### Dataset section
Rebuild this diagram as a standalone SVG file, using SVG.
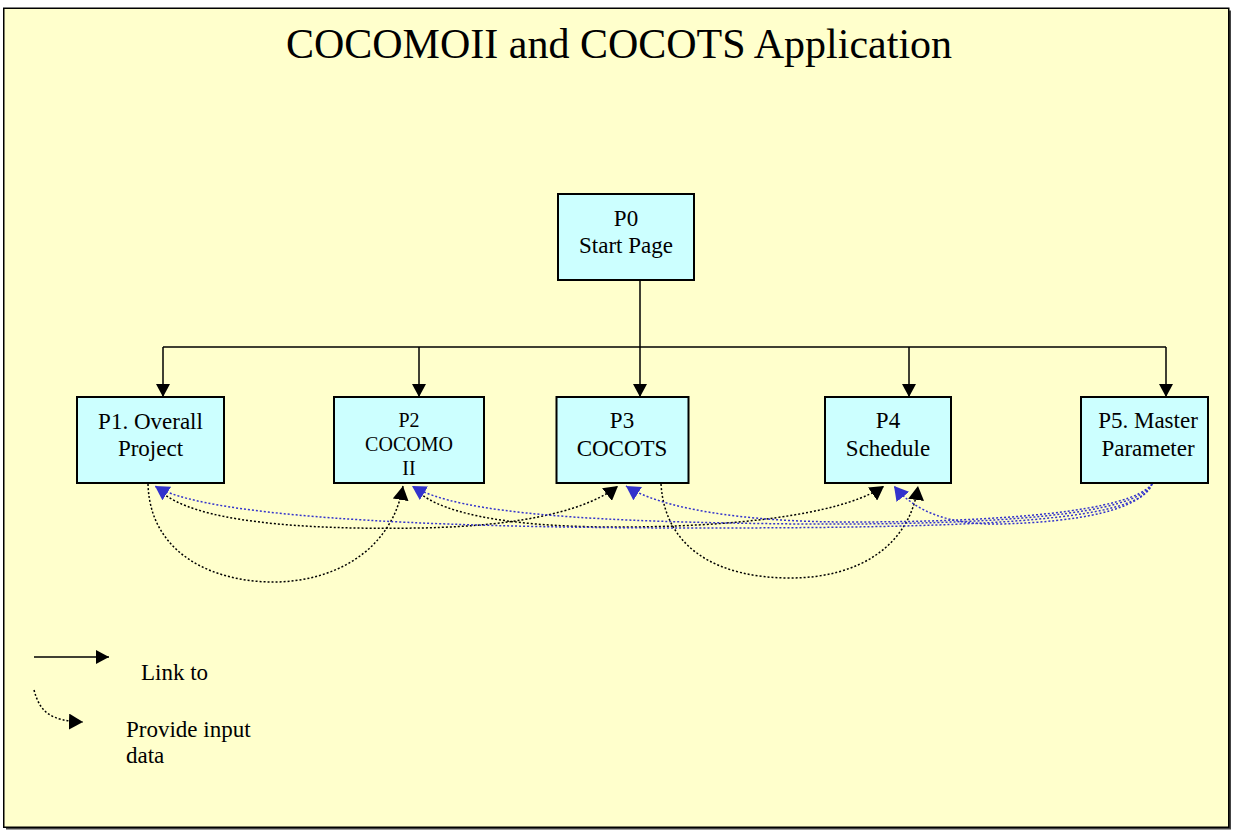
<svg xmlns="http://www.w3.org/2000/svg" width="1233" height="830" viewBox="0 0 1233 830">
<style>
.box{fill:#CCFFFF;stroke:#000;stroke-width:2}
.t{font-family:"Liberation Serif","Times New Roman",serif;font-size:23px;fill:#000;text-anchor:middle}
.t2{font-family:"Liberation Serif","Times New Roman",serif;font-size:20px;fill:#000;text-anchor:middle}
.lg{font-family:"Liberation Serif","Times New Roman",serif;font-size:23px;fill:#000}
.solid{fill:none;stroke:#000;stroke-width:1.5}
.dk{fill:none;stroke:#000;stroke-width:1.5;stroke-dasharray:2,2}
.db{fill:none;stroke:#3333CC;stroke-width:1.5;stroke-dasharray:2,2}
</style>
<defs>
<marker id="ah" markerUnits="userSpaceOnUse" markerWidth="14" markerHeight="14" refX="13" refY="7" orient="auto" viewBox="0 0 14 14">
<path d="M0,0 L13,7 L0,14 z" fill="#000"/>
</marker>
<marker id="ak" markerUnits="userSpaceOnUse" markerWidth="15" markerHeight="16" refX="14" refY="8" orient="auto" viewBox="0 0 15 16">
<path d="M0,0 L14,8 L0,16 z" fill="#000"/>
</marker>
<marker id="ab" markerUnits="userSpaceOnUse" markerWidth="15" markerHeight="16" refX="14" refY="8" orient="auto" viewBox="0 0 15 16">
<path d="M0,0 L14,8 L0,16 z" fill="#3333CC"/>
</marker>
</defs>
<rect x="6" y="10.5" width="1225" height="819" fill="#444"/>
<rect x="3.75" y="8.25" width="1225" height="819" fill="#FFFFCC" stroke="#000" stroke-width="1.5"/>
<text x="619" y="58" font-family="'Liberation Serif','Times New Roman',serif" font-size="42" text-anchor="middle" fill="#000">COCOMOII and COCOTS Application</text>

<g id="connectors">
<path class="solid" d="M640,280 L640,347"/>
<path class="solid" d="M163,347 L1166,347"/>
<path class="solid" d="M163,347 L163,397" marker-end="url(#ah)"/>
<path class="solid" d="M419,347 L419,397" marker-end="url(#ah)"/>
<path class="solid" d="M640,347 L640,397" marker-end="url(#ah)"/>
<path class="solid" d="M909,347 L909,397" marker-end="url(#ah)"/>
<path class="solid" d="M1166,347 L1166,397" marker-end="url(#ah)"/>

<path class="dk" d="M148,484 C150,555 215,582 273,582 C335,582 392,550 403,486" marker-end="url(#ak)"/>
<path class="dk" d="M160,491 C195,522 300,530 420,528 C530,526 590,508 618,486" marker-end="url(#ak)"/>
<path class="dk" d="M417,491 C445,516 520,528 630,527 C760,526 850,510 884,486" marker-end="url(#ak)"/>
<path class="dk" d="M661,484 C665,550 720,578 790,578 C860,578 910,545 918,486" marker-end="url(#ak)"/>

<path class="db" d="M1152,484 C1140,520 1000,528 700,528 C400,528 200,515 155,486" marker-end="url(#ab)"/>
<path class="db" d="M1152,484 C1135,515 1000,525 800,524 C600,522 460,515 412,486" marker-end="url(#ab)"/>
<path class="db" d="M1152,484 C1130,512 1000,522 850,522 C740,522 660,508 626,486" marker-end="url(#ab)"/>
<path class="db" d="M1152,484 C1140,510 1080,522 1000,524 C950,525 915,512 894,486" marker-end="url(#ab)"/>

<path class="solid" d="M34,657 L109,657" marker-end="url(#ah)"/>
<path class="dk" d="M34,690 C40,712 50,721 83,722" marker-end="url(#ak)"/>
</g>

<g id="P0">
<rect class="box" x="558" y="194" width="136" height="86"/>
<text class="t" x="626" y="226">P0</text>
<text class="t" x="626" y="253">Start Page</text>
</g>
<g id="P1">
<rect class="box" x="77" y="397" width="147" height="86"/>
<text class="t" x="150.5" y="429">P1. Overall</text>
<text class="t" x="150.5" y="456">Project</text>
</g>
<g id="P2">
<rect class="box" x="334" y="397" width="150" height="86"/>
<text class="t2" x="409" y="427">P2</text>
<text class="t2" x="409" y="451">COCOMO</text>
<text class="t2" x="409" y="475">II</text>
</g>
<g id="P3">
<rect class="box" x="556.5" y="397" width="132" height="86"/>
<text class="t" x="622" y="428">P3</text>
<text class="t" x="622" y="456">COCOTS</text>
</g>
<g id="P4">
<rect class="box" x="825" y="397" width="126" height="86"/>
<text class="t" x="888" y="428">P4</text>
<text class="t" x="888" y="456">Schedule</text>
</g>
<g id="P5">
<rect class="box" x="1081" y="397" width="127" height="86"/>
<text class="t" x="1148" y="428">P5. Master</text>
<text class="t" x="1148" y="456">Parameter</text>
</g>

<g id="legend">
<text class="lg" x="141" y="680">Link to</text>
<text class="lg" x="126" y="737">Provide input</text>
<text class="lg" x="126" y="763">data</text>
</g>
</svg>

### Exercise description
Do not copy the pictures, but repeat every line exactly.

### Solution to the exercise
Rebuild this diagram as a standalone SVG file, using SVG.
<svg xmlns="http://www.w3.org/2000/svg" width="1233" height="830" viewBox="0 0 1233 830">
<style>
.box{fill:#CCFFFF;stroke:#000;stroke-width:2}
.t{font-family:"Liberation Serif","Times New Roman",serif;font-size:23px;fill:#000;text-anchor:middle}
.t2{font-family:"Liberation Serif","Times New Roman",serif;font-size:20px;fill:#000;text-anchor:middle}
.lg{font-family:"Liberation Serif","Times New Roman",serif;font-size:23px;fill:#000}
.solid{fill:none;stroke:#000;stroke-width:1.5}
.dk{fill:none;stroke:#000;stroke-width:1.5;stroke-dasharray:2,2}
.db{fill:none;stroke:#3333CC;stroke-width:1.5;stroke-dasharray:2,2}
</style>
<defs>
<marker id="ah" markerUnits="userSpaceOnUse" markerWidth="14" markerHeight="14" refX="13" refY="7" orient="auto" viewBox="0 0 14 14">
<path d="M0,0 L13,7 L0,14 z" fill="#000"/>
</marker>
<marker id="ak" markerUnits="userSpaceOnUse" markerWidth="15" markerHeight="16" refX="14" refY="8" orient="auto" viewBox="0 0 15 16">
<path d="M0,0 L14,8 L0,16 z" fill="#000"/>
</marker>
<marker id="ab" markerUnits="userSpaceOnUse" markerWidth="15" markerHeight="16" refX="14" refY="8" orient="auto" viewBox="0 0 15 16">
<path d="M0,0 L14,8 L0,16 z" fill="#3333CC"/>
</marker>
</defs>
<rect x="6" y="10.5" width="1225" height="819" fill="#444"/>
<rect x="3.75" y="8.25" width="1225" height="819" fill="#FFFFCC" stroke="#000" stroke-width="1.5"/>
<text x="619" y="58" font-family="'Liberation Serif','Times New Roman',serif" font-size="42" text-anchor="middle" fill="#000">COCOMOII and COCOTS Application</text>

<g id="connectors">
<path class="solid" d="M640,280 L640,347"/>
<path class="solid" d="M163,347 L1166,347"/>
<path class="solid" d="M163,347 L163,397" marker-end="url(#ah)"/>
<path class="solid" d="M419,347 L419,397" marker-end="url(#ah)"/>
<path class="solid" d="M640,347 L640,397" marker-end="url(#ah)"/>
<path class="solid" d="M909,347 L909,397" marker-end="url(#ah)"/>
<path class="solid" d="M1166,347 L1166,397" marker-end="url(#ah)"/>

<path class="dk" d="M148,484 C150,555 215,582 273,582 C335,582 392,550 403,486" marker-end="url(#ak)"/>
<path class="dk" d="M160,491 C195,522 300,530 420,528 C530,526 590,508 618,486" marker-end="url(#ak)"/>
<path class="dk" d="M417,491 C445,516 520,528 630,527 C760,526 850,510 884,486" marker-end="url(#ak)"/>
<path class="dk" d="M661,484 C665,550 720,578 790,578 C860,578 910,545 918,486" marker-end="url(#ak)"/>

<path class="db" d="M1152,484 C1140,520 1000,528 700,528 C400,528 200,515 155,486" marker-end="url(#ab)"/>
<path class="db" d="M1152,484 C1135,515 1000,525 800,524 C600,522 460,515 412,486" marker-end="url(#ab)"/>
<path class="db" d="M1152,484 C1130,512 1000,522 850,522 C740,522 660,508 626,486" marker-end="url(#ab)"/>
<path class="db" d="M1152,484 C1140,510 1080,522 1000,524 C950,525 915,512 894,486" marker-end="url(#ab)"/>

<path class="solid" d="M34,657 L109,657" marker-end="url(#ah)"/>
<path class="dk" d="M34,690 C40,712 50,721 83,722" marker-end="url(#ak)"/>
</g>

<g id="P0">
<rect class="box" x="558" y="194" width="136" height="86"/>
<text class="t" x="626" y="226">P0</text>
<text class="t" x="626" y="253">Start Page</text>
</g>
<g id="P1">
<rect class="box" x="77" y="397" width="147" height="86"/>
<text class="t" x="150.5" y="429">P1. Overall</text>
<text class="t" x="150.5" y="456">Project</text>
</g>
<g id="P2">
<rect class="box" x="334" y="397" width="150" height="86"/>
<text class="t2" x="409" y="427">P2</text>
<text class="t2" x="409" y="451">COCOMO</text>
<text class="t2" x="409" y="475">II</text>
</g>
<g id="P3">
<rect class="box" x="556.5" y="397" width="132" height="86"/>
<text class="t" x="622" y="428">P3</text>
<text class="t" x="622" y="456">COCOTS</text>
</g>
<g id="P4">
<rect class="box" x="825" y="397" width="126" height="86"/>
<text class="t" x="888" y="428">P4</text>
<text class="t" x="888" y="456">Schedule</text>
</g>
<g id="P5">
<rect class="box" x="1081" y="397" width="127" height="86"/>
<text class="t" x="1148" y="428">P5. Master</text>
<text class="t" x="1148" y="456">Parameter</text>
</g>

<g id="legend">
<text class="lg" x="141" y="680">Link to</text>
<text class="lg" x="126" y="737">Provide input</text>
<text class="lg" x="126" y="763">data</text>
</g>
</svg>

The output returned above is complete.